The Department of Music and Theatre might use:
- News Stream: Student Spotlights, Alumni Achievements, Faculty Updates
- Event Stream: Concert, General Recital, Senior Recital
The Yard and Garden extension site might use:
- News Stream: Lawn Care, Fruits and Veggies, Houseplants, Pests
- Resource Stream: Publications, How-Tos, At-Home Activities
Website admins decide the small list of terms should be available to categorize content. This might seem limiting, but restricting the list to a small size is essential to prevent your website from becoming a mess of random, less strategic categories. Keeping the stream libraries closed (that is, you decide on terms in advance rather than adding them on-the-fly) means your site's information architecture will stay refined.
If you need a new stream term, email websupport@iastate.edu. We'll add it for everyone on your site to use.
After the new term is added, you can select the term from the stream drop-down filter. For the Department of Music and Theatre, you see the following stream selection:
Now, you've got a new folder in your content type drawer, and your team is ready to start organizing!
Tags: the colorful sticky notes
While streams are the permanent folder labels, tags are your more flexible organizing option - like color-coded sticky notes found throughout all the drawers. Tags are an open taxonomy, meaning that once enabled, all editors on your website can add terms whenever a new term is needed.
Let's say you're a music and theatre website manager. Your event streams already organize content by topics: concert, general recital, and senior recital.
But with tags, you can get more specific:
- "General Recital" stream + "orchestra" tag
- "Concert" stream + "band" tag
- "Senior recital" stream + "choir" tag
This creates a web of connections that helps visitors narrow down results as they look for the best content for their needs.
Unlike streams where you can select only one term, tags allow you to add as many terms to a piece of content as you need; however, it's important to be strategic. Remember that the goal here is to help visitors find the content area they are looking for. If you start adding tags without thinking about how they group together with your other content, you'll have many tags with only one piece of content associated with it. This doesn't help a visitor find what they need quicker, in fact, it might just make them more lost. (We like to call this tag soup)
Once you have established a system for your tags, consider displaying them for your visitors. Our team can enable this feature on your website. Each tag becomes a link allowing visitors to explore all content assigned to the tag term.
Views: your content reading list
A view is a tool used to display lists of your content. Think of a view as asking your website for a subset of content: "Show me all published events in the concert stream labeled by title and date of event, and sorted by most recent first."
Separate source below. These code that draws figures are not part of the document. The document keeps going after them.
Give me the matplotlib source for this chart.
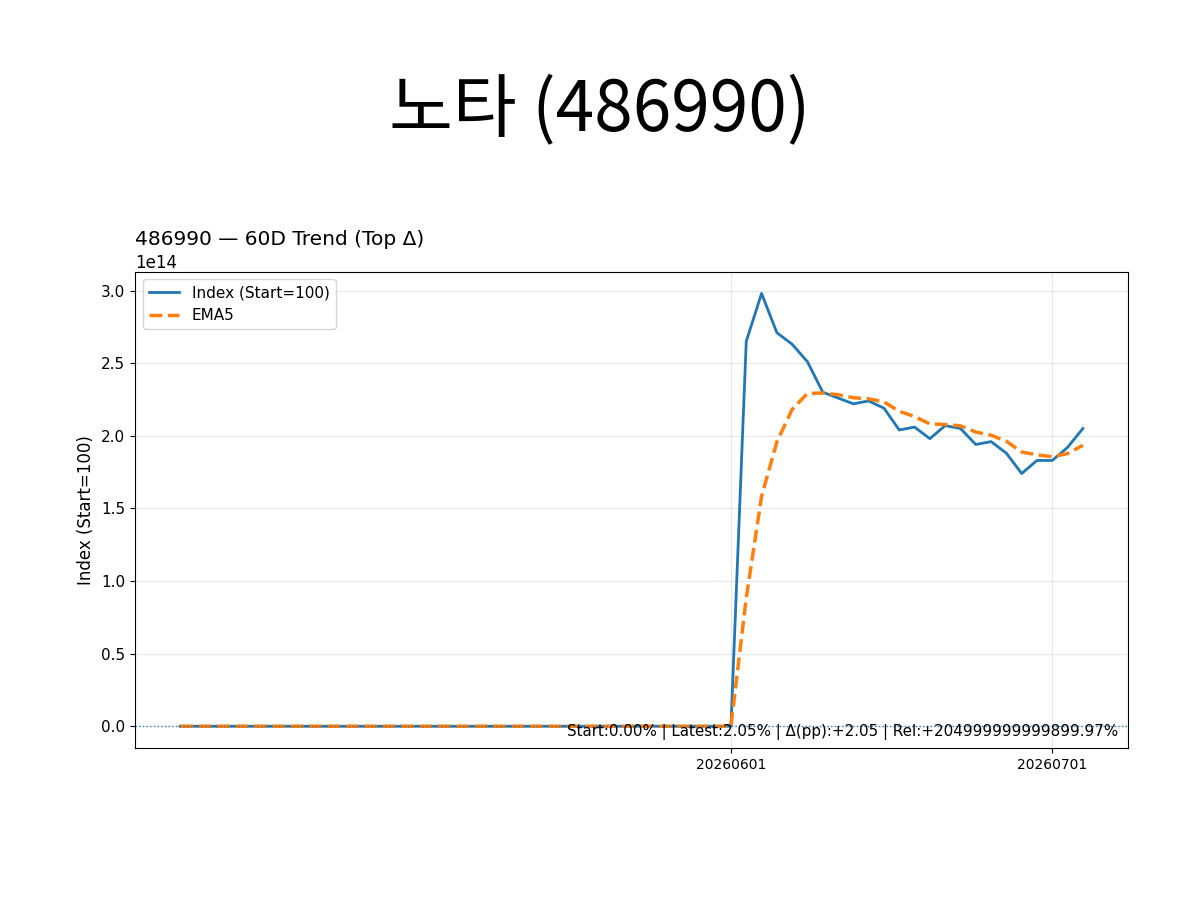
import numpy as np
import pandas as pd
import matplotlib
matplotlib.use('Agg')
import matplotlib.pyplot as plt

name = '노타'
code = '486990'

# KRX closed days inside the window
holidays = ['2026-05-01', '2026-05-05', '2026-05-25', '2026-06-03']
dates = pd.bdate_range('2026-04-07', '2026-07-03', freq='C', holidays=holidays)
labels = [d.strftime('%Y%m%d') for d in dates]

# index values (start = 100), flat until the jump in June
index_vals = [100.0] * 37 + [
    2.65e14, 2.98e14, 2.71e14, 2.63e14, 2.51e14, 2.30e14, 2.26e14, 2.22e14,
    2.24e14, 2.19e14, 2.04e14, 2.06e14, 1.98e14, 2.07e14, 2.05e14, 1.94e14,
    1.96e14, 1.88e14, 1.74e14, 1.83e14, 1.83e14, 1.92e14, 2.05e14,
]
tick_dates = ['20260601', '20260701']
summary = 'Start:0.00% | Latest:2.05% | Δ(pp):+2.05 | Rel:+204999999999899.97%'

s = pd.Series(index_vals)
ema5 = s.ewm(span=5, adjust=False).mean()
x = np.arange(len(s))

fig = plt.figure(figsize=(12, 9), dpi=100)
ax = fig.add_axes([0.1125, 0.169, 0.8275, 0.529])

ax.plot(x, s, color='tab:blue', lw=2, label='Index (Start=100)')
ax.plot(x, ema5, color='tab:orange', lw=2.5, ls='--', label='EMA5')
ax.axhline(100, color='tab:blue', lw=1, ls=':', alpha=0.9)

pos = [labels.index(t) for t in tick_dates]
ax.set_xticks(pos)
ax.set_xticklabels(tick_dates)
ax.grid(True, alpha=0.3)
ax.tick_params(labelsize=11)
ax.tick_params(axis='x', labelsize=10)

ax.set_ylabel('Index (Start=100)', fontsize=12)
ax.set_title(f'{code} — 60D Trend (Top Δ)', loc='left', fontsize=14.5)
ax.yaxis.get_offset_text().set_fontsize(12)
ax.legend(loc='upper left', fontsize=11)
ax.text(0.99, 0.017, summary, transform=ax.transAxes, ha='right', va='bottom',
        fontsize=10.9)

fig.suptitle(f'{name} ({code})', fontsize=50, y=0.876, va='center',
             family=['Noto Sans CJK KR', 'DejaVu Sans'])

fig.savefig('out.png', dpi=100)
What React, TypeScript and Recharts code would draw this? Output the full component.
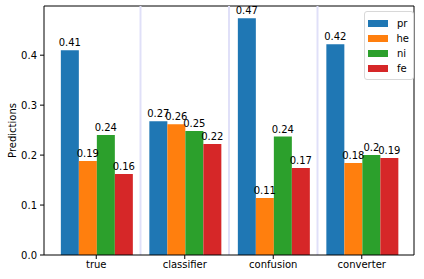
import { BarChart, Bar, XAxis, YAxis, CartesianGrid, LabelList, Legend } from "recharts";

const categories = ["true", "classifier", "confusion", "converter"];
const prValues = [0.41, 0.268, 0.474, 0.422];
const heValues = [0.188, 0.262, 0.114, 0.184];
const niValues = [0.24, 0.248, 0.237, 0.2];
const feValues = [0.162, 0.222, 0.174, 0.194];
const yTicks = [0, 0.1, 0.2, 0.3, 0.4];

const series = [
  { key: "pr", color: "#1f77b4", values: prValues },
  { key: "he", color: "#ff7f0e", values: heValues },
  { key: "ni", color: "#2ca02c", values: niValues },
  { key: "fe", color: "#d62728", values: feValues },
];

const data = categories.map((name, i) => {
  const row: Record<string, string | number> = { name };
  series.forEach((s) => (row[s.key] = s.values[i]));
  return row;
});

const font = "DejaVu Sans, sans-serif";
const axisPad = 8;

// lines between the category groups: band edges of the padded category axis
function separatorLines({ offset }: any) {
  const band = (offset.width - 2 * axisPad) / categories.length;
  return categories.slice(1).map((_, i) => offset.left + axisPad + band * (i + 1));
}

function LegendBox() {
  return (
    <div
      style={{
        border: "1px solid #d8d8d8",
        borderRadius: 3,
        background: "rgba(255,255,255,0.8)",
        padding: "4px 4px 3px 3px",
        boxSizing: "border-box",
        fontFamily: font,
        fontSize: 10,
        color: "#000",
      }}
    >
      {series.map((s) => (
        <div key={s.key} style={{ display: "flex", alignItems: "center", height: 15 }}>
          <span style={{ width: 20, height: 7, background: s.color, marginRight: 9 }} />
          <span>{s.key}</span>
        </div>
      ))}
    </div>
  );
}

export default function App() {
  return (
    <div style={{ position: "absolute", left: 0, top: 0, width: 424, height: 279, background: "#fff" }}>
      <BarChart
        width={424}
        height={279}
        data={data}
        margin={{ top: 6, right: 10, left: 0, bottom: 0 }}
        barCategoryGap="10%"
        barGap={0}
      >
        {/* top and right frame */}
        <CartesianGrid
          stroke="#000"
          strokeWidth={1}
          horizontalCoordinatesGenerator={({ offset }: any) => [offset.top]}
          verticalCoordinatesGenerator={({ offset }: any) => [offset.left + offset.width]}
        />
        <CartesianGrid
          stroke="#e0e0f8"
          strokeWidth={2}
          horizontal={false}
          verticalCoordinatesGenerator={separatorLines}
        />
        <XAxis
          dataKey="name"
          padding={{ left: axisPad, right: axisPad }}
          height={24}
          tickSize={4}
          tickMargin={2}
          interval={0}
          stroke="#000"
          tick={{ fill: "#000", fontSize: 10, fontFamily: font }}
          axisLine={{ stroke: "#000", strokeWidth: 1 }}
        />
        <YAxis
          domain={[0, 0.4985]}
          allowDataOverflow
          ticks={yTicks}
          width={44}
          tickSize={4}
          tickMargin={3}
          tickFormatter={(v: number) => v.toFixed(1)}
          stroke="#000"
          tick={{ fill: "#000", fontSize: 10, fontFamily: font }}
          axisLine={{ stroke: "#000", strokeWidth: 1 }}
          label={{
            value: "Predictions",
            angle: -90,
            position: "center",
            dx: -10,
            fill: "#000",
            fontSize: 10,
            fontFamily: font,
          }}
        />
        {series.map((s) => (
          <Bar key={s.key} dataKey={s.key} fill={s.color} isAnimationActive={false}>
            <LabelList
              dataKey={s.key}
              position="top"
              offset={4}
              formatter={(v: number) => String(Math.round(v * 100) / 100)}
              fill="#000"
              fontSize={10}
              fontFamily={font}
            />
          </Bar>
        ))}
        <Legend
          layout="horizontal"
          verticalAlign="middle"
          align="center"
          wrapperStyle={{ top: 11, left: 364, width: 50 }}
          content={() => <LegendBox />}
        />
      </BarChart>
    </div>
  );
}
Email the details of the view you'd like to create to our team, along with how you plan to use it. If you plan to share the view with your visitors, we can give it a URL or place it on a landing page.

Your action plan: start small, think big
Now that you know how your website is organized, you can begin transforming the structure.
First, decide whether your website has enough content that adding taxonomies would be useful. If you only have ten news articles, and produce five a year, adding streams might be overkill. Only add this if it will improve the experience of your visitors. Consider content planning first.
If you feel your website could benefit from refining your information architecture, follow these steps:
This Week:
- Pick one content type that you want visitors to browse more (like News or Events).
- Look at your most recent ten pieces of content.
- Note what streams and tags you used. Are they consistent?
- Note if no streams or tags are used consider what might make sense to help organize the content.
This Month:
- Decide whether your website has enough content to warrant using streams.
- Email websupport@iastate.edu with 3-5 stream categories that would help organize your content.
- Create a simple "tag strategy" for your team. Decide on 10-15 tags you can all use consistently.
- Consider reviewing all the tags on your website and purging unused or less important ones (ask us about helping with this list).
Ongoing:
- Before publishing new content, ask: "How will visitors find this content?"
- Be consistent with term use!
- Check your website analytics to see which content is hard to find
Remember: Staying organized with your taxonomies creates pathways for your visitors to discover exactly what they need. That's the difference between a website that works for you and one that works against you.